All of the data should be output character for character, except the pictures.
-- Start of GIVEN DATA --
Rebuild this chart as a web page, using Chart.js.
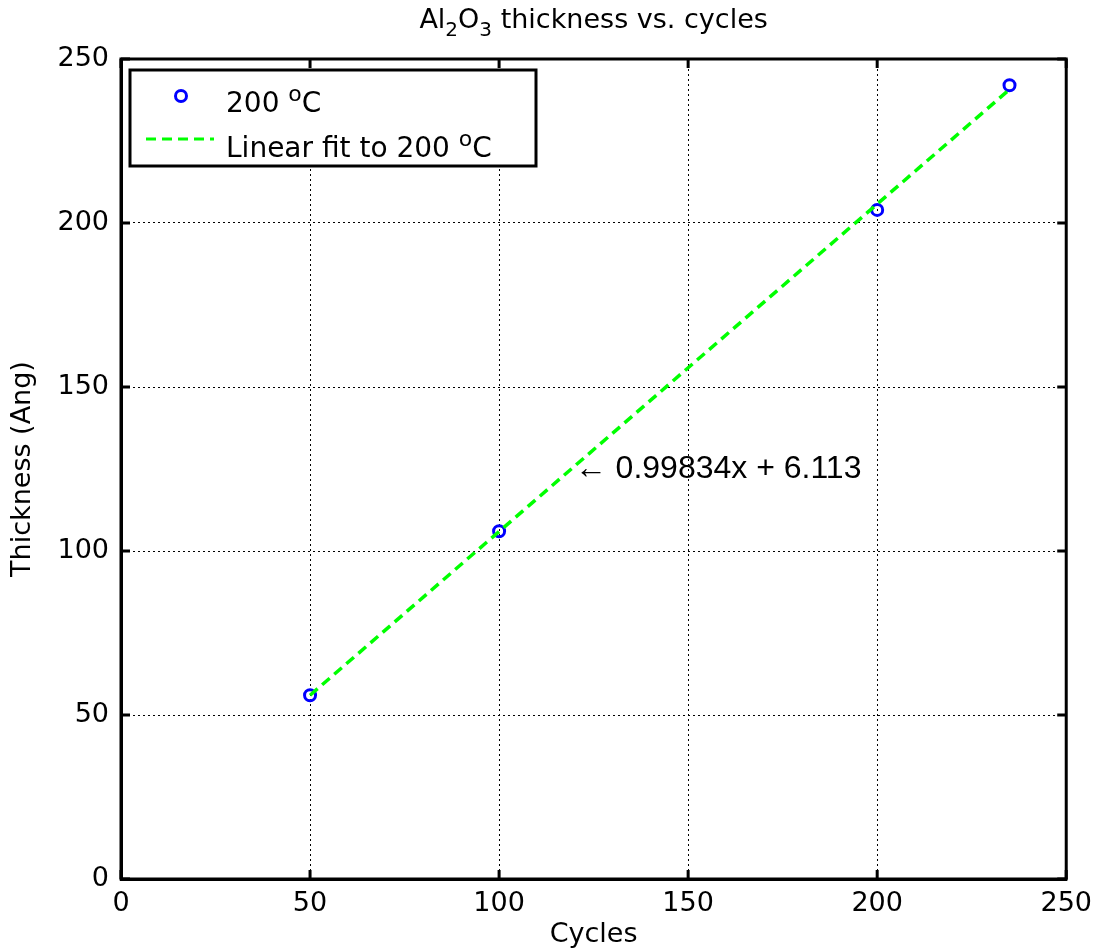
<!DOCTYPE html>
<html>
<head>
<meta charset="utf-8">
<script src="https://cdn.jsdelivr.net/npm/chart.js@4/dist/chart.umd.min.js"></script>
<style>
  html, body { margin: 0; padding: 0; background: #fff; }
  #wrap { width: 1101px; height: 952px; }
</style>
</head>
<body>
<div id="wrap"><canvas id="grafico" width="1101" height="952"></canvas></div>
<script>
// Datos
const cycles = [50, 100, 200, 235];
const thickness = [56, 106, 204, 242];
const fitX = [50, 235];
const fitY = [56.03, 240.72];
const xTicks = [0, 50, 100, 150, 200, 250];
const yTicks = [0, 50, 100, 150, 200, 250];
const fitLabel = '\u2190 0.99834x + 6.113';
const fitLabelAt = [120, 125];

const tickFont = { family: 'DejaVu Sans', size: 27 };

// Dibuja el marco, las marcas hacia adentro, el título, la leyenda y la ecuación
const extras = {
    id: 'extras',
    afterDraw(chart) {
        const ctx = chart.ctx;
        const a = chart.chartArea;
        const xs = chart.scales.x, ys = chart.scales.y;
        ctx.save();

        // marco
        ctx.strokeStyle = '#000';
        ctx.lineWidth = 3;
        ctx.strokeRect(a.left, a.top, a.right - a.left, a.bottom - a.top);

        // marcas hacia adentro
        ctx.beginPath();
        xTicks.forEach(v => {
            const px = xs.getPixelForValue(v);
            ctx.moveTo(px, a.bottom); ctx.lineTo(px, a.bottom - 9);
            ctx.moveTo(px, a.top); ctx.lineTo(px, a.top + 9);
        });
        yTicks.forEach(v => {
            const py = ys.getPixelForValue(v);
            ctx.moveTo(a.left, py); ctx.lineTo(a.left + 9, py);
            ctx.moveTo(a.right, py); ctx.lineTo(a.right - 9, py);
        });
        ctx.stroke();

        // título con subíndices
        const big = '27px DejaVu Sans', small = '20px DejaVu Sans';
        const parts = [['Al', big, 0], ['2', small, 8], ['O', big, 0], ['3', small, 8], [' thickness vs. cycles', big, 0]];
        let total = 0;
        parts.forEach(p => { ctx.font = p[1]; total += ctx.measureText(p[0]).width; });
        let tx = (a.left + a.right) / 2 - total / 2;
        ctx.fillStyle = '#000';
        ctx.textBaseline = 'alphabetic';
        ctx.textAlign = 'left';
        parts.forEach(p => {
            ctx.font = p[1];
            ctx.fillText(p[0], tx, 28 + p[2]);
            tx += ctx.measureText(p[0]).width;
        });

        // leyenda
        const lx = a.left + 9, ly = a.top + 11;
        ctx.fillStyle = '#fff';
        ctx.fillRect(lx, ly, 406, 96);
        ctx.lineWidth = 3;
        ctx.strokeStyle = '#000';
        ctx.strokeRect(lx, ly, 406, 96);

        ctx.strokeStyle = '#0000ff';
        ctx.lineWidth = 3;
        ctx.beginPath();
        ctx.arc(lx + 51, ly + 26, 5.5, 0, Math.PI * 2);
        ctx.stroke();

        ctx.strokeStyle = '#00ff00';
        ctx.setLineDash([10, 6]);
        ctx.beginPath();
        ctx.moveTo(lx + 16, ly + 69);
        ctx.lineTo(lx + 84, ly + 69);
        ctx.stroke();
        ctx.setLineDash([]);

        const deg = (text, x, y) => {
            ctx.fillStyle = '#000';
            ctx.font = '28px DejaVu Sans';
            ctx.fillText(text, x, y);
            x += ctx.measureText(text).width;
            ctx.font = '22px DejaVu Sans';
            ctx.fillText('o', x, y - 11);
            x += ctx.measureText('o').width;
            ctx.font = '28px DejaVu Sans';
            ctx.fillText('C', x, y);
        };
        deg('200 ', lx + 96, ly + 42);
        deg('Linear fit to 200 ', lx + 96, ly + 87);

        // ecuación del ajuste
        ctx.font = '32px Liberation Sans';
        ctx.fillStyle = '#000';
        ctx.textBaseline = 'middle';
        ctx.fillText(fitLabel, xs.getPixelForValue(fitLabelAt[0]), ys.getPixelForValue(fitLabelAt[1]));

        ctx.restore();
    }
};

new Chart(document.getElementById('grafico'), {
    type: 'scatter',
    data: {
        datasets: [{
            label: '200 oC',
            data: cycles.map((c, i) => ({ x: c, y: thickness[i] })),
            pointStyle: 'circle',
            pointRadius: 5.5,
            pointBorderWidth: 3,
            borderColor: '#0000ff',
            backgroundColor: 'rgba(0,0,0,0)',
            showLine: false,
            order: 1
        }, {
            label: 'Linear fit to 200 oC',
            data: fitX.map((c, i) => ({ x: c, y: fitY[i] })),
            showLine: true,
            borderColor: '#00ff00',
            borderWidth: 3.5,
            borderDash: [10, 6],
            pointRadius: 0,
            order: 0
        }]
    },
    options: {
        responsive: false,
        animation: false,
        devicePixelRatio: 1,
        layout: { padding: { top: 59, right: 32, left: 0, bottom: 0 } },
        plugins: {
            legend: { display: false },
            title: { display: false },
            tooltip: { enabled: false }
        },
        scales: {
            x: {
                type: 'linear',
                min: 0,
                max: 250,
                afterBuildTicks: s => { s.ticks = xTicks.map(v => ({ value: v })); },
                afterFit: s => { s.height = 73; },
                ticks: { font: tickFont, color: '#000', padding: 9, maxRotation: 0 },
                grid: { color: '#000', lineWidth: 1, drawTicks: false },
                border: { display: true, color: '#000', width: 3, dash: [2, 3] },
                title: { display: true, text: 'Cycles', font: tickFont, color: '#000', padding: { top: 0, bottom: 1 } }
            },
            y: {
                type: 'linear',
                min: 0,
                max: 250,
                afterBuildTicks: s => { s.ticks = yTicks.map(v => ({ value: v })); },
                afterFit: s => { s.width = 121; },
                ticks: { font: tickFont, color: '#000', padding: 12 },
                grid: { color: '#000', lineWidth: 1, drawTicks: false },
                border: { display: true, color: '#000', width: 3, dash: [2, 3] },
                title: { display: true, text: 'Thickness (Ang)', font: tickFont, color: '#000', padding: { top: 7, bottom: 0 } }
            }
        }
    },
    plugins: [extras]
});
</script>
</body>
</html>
-- End of GIVEN DATA --
• _RESPONSE_
Rebuild this chart as a web page, using Chart.js.
<!DOCTYPE html>
<html>
<head>
<meta charset="utf-8">
<script src="https://cdn.jsdelivr.net/npm/chart.js@4/dist/chart.umd.min.js"></script>
<style>
  html, body { margin: 0; padding: 0; background: #fff; }
  #wrap { width: 1101px; height: 952px; }
</style>
</head>
<body>
<div id="wrap"><canvas id="grafico" width="1101" height="952"></canvas></div>
<script>
// Datos
const cycles = [50, 100, 200, 235];
const thickness = [56, 106, 204, 242];
const fitX = [50, 235];
const fitY = [56.03, 240.72];
const xTicks = [0, 50, 100, 150, 200, 250];
const yTicks = [0, 50, 100, 150, 200, 250];
const fitLabel = '\u2190 0.99834x + 6.113';
const fitLabelAt = [120, 125];

const tickFont = { family: 'DejaVu Sans', size: 27 };

// Dibuja el marco, las marcas hacia adentro, el título, la leyenda y la ecuación
const extras = {
    id: 'extras',
    afterDraw(chart) {
        const ctx = chart.ctx;
        const a = chart.chartArea;
        const xs = chart.scales.x, ys = chart.scales.y;
        ctx.save();

        // marco
        ctx.strokeStyle = '#000';
        ctx.lineWidth = 3;
        ctx.strokeRect(a.left, a.top, a.right - a.left, a.bottom - a.top);

        // marcas hacia adentro
        ctx.beginPath();
        xTicks.forEach(v => {
            const px = xs.getPixelForValue(v);
            ctx.moveTo(px, a.bottom); ctx.lineTo(px, a.bottom - 9);
            ctx.moveTo(px, a.top); ctx.lineTo(px, a.top + 9);
        });
        yTicks.forEach(v => {
            const py = ys.getPixelForValue(v);
            ctx.moveTo(a.left, py); ctx.lineTo(a.left + 9, py);
            ctx.moveTo(a.right, py); ctx.lineTo(a.right - 9, py);
        });
        ctx.stroke();

        // título con subíndices
        const big = '27px DejaVu Sans', small = '20px DejaVu Sans';
        const parts = [['Al', big, 0], ['2', small, 8], ['O', big, 0], ['3', small, 8], [' thickness vs. cycles', big, 0]];
        let total = 0;
        parts.forEach(p => { ctx.font = p[1]; total += ctx.measureText(p[0]).width; });
        let tx = (a.left + a.right) / 2 - total / 2;
        ctx.fillStyle = '#000';
        ctx.textBaseline = 'alphabetic';
        ctx.textAlign = 'left';
        parts.forEach(p => {
            ctx.font = p[1];
            ctx.fillText(p[0], tx, 28 + p[2]);
            tx += ctx.measureText(p[0]).width;
        });

        // leyenda
        const lx = a.left + 9, ly = a.top + 11;
        ctx.fillStyle = '#fff';
        ctx.fillRect(lx, ly, 406, 96);
        ctx.lineWidth = 3;
        ctx.strokeStyle = '#000';
        ctx.strokeRect(lx, ly, 406, 96);

        ctx.strokeStyle = '#0000ff';
        ctx.lineWidth = 3;
        ctx.beginPath();
        ctx.arc(lx + 51, ly + 26, 5.5, 0, Math.PI * 2);
        ctx.stroke();

        ctx.strokeStyle = '#00ff00';
        ctx.setLineDash([10, 6]);
        ctx.beginPath();
        ctx.moveTo(lx + 16, ly + 69);
        ctx.lineTo(lx + 84, ly + 69);
        ctx.stroke();
        ctx.setLineDash([]);

        const deg = (text, x, y) => {
            ctx.fillStyle = '#000';
            ctx.font = '28px DejaVu Sans';
            ctx.fillText(text, x, y);
            x += ctx.measureText(text).width;
            ctx.font = '22px DejaVu Sans';
            ctx.fillText('o', x, y - 11);
            x += ctx.measureText('o').width;
            ctx.font = '28px DejaVu Sans';
            ctx.fillText('C', x, y);
        };
        deg('200 ', lx + 96, ly + 42);
        deg('Linear fit to 200 ', lx + 96, ly + 87);

        // ecuación del ajuste
        ctx.font = '32px Liberation Sans';
        ctx.fillStyle = '#000';
        ctx.textBaseline = 'middle';
        ctx.fillText(fitLabel, xs.getPixelForValue(fitLabelAt[0]), ys.getPixelForValue(fitLabelAt[1]));

        ctx.restore();
    }
};

new Chart(document.getElementById('grafico'), {
    type: 'scatter',
    data: {
        datasets: [{
            label: '200 oC',
            data: cycles.map((c, i) => ({ x: c, y: thickness[i] })),
            pointStyle: 'circle',
            pointRadius: 5.5,
            pointBorderWidth: 3,
            borderColor: '#0000ff',
            backgroundColor: 'rgba(0,0,0,0)',
            showLine: false,
            order: 1
        }, {
            label: 'Linear fit to 200 oC',
            data: fitX.map((c, i) => ({ x: c, y: fitY[i] })),
            showLine: true,
            borderColor: '#00ff00',
            borderWidth: 3.5,
            borderDash: [10, 6],
            pointRadius: 0,
            order: 0
        }]
    },
    options: {
        responsive: false,
        animation: false,
        devicePixelRatio: 1,
        layout: { padding: { top: 59, right: 32, left: 0, bottom: 0 } },
        plugins: {
            legend: { display: false },
            title: { display: false },
            tooltip: { enabled: false }
        },
        scales: {
            x: {
                type: 'linear',
                min: 0,
                max: 250,
                afterBuildTicks: s => { s.ticks = xTicks.map(v => ({ value: v })); },
                afterFit: s => { s.height = 73; },
                ticks: { font: tickFont, color: '#000', padding: 9, maxRotation: 0 },
                grid: { color: '#000', lineWidth: 1, drawTicks: false },
                border: { display: true, color: '#000', width: 3, dash: [2, 3] },
                title: { display: true, text: 'Cycles', font: tickFont, color: '#000', padding: { top: 0, bottom: 1 } }
            },
            y: {
                type: 'linear',
                min: 0,
                max: 250,
                afterBuildTicks: s => { s.ticks = yTicks.map(v => ({ value: v })); },
                afterFit: s => { s.width = 121; },
                ticks: { font: tickFont, color: '#000', padding: 12 },
                grid: { color: '#000', lineWidth: 1, drawTicks: false },
                border: { display: true, color: '#000', width: 3, dash: [2, 3] },
                title: { display: true, text: 'Thickness (Ang)', font: tickFont, color: '#000', padding: { top: 7, bottom: 0 } }
            }
        }
    },
    plugins: [extras]
});
</script>
</body>
</html>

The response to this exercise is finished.